Not every divorce is filled with anger or resentment. Sometimes, love can shift to something more platonic. You might still care deeply for your ex, laugh at the same jokes and even lean on each other for support. But staying close after a divorce comes with its own set of questions and challenges.
You may wonder if the closeness will benefit or harm your future. These are genuine concerns, especially if you are trying to move forward emotionally. Staying best friends can work for some, but it takes honesty, balance and strong personal boundaries.
When friendship follows the split
Many people keep meaningful relationships after divorce. But being best friends is different from just being friendly. It often means regular contact, emotional check-ins and shared routines. If this sounds like your situation, know this:
- Emotional healing may slow down: Staying close can blur the line between ending the relationship and starting a new chapter. It might feel comforting, but it can delay personal growth.
- Future relationships might get complicated: A new partner could struggle to understand why you are still so connected. This could lead to tension or mistrust down the road.
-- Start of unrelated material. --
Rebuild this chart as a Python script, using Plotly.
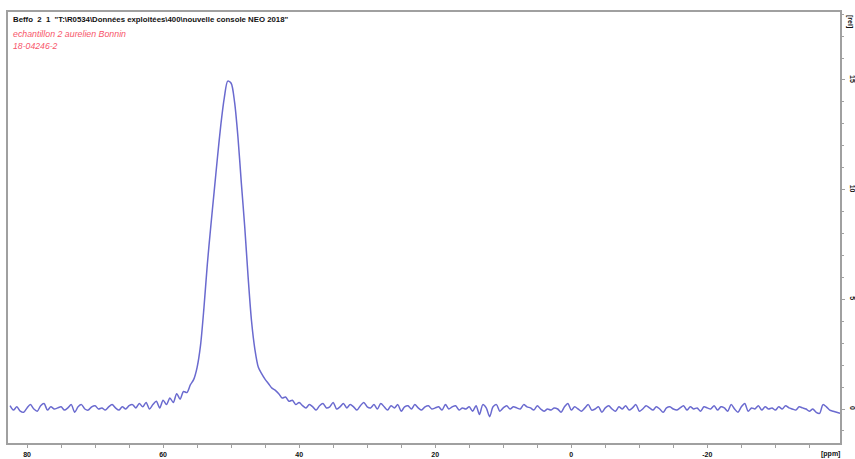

- Clear boundaries are a must: Friendship after divorce works best when both of you know where the limits are, emotionally, physically and socially.
- Shared responsibilities can keep you connected: If you are co-parenting or managing shared property, maintaining a good friendship might help. Just make sure it does not mask unresolved feelings.
- Check in with yourself often: Be honest about whether this friendship still serves you or if it is holding you back from fully moving on.
If you are still friendly with your ex, it is important to take it slow. Everyone’s path looks different. Still, having some support in the background, especially someone who understands the process, a therapist, legal professional or friend, can help you make choices that protect your heart and your future.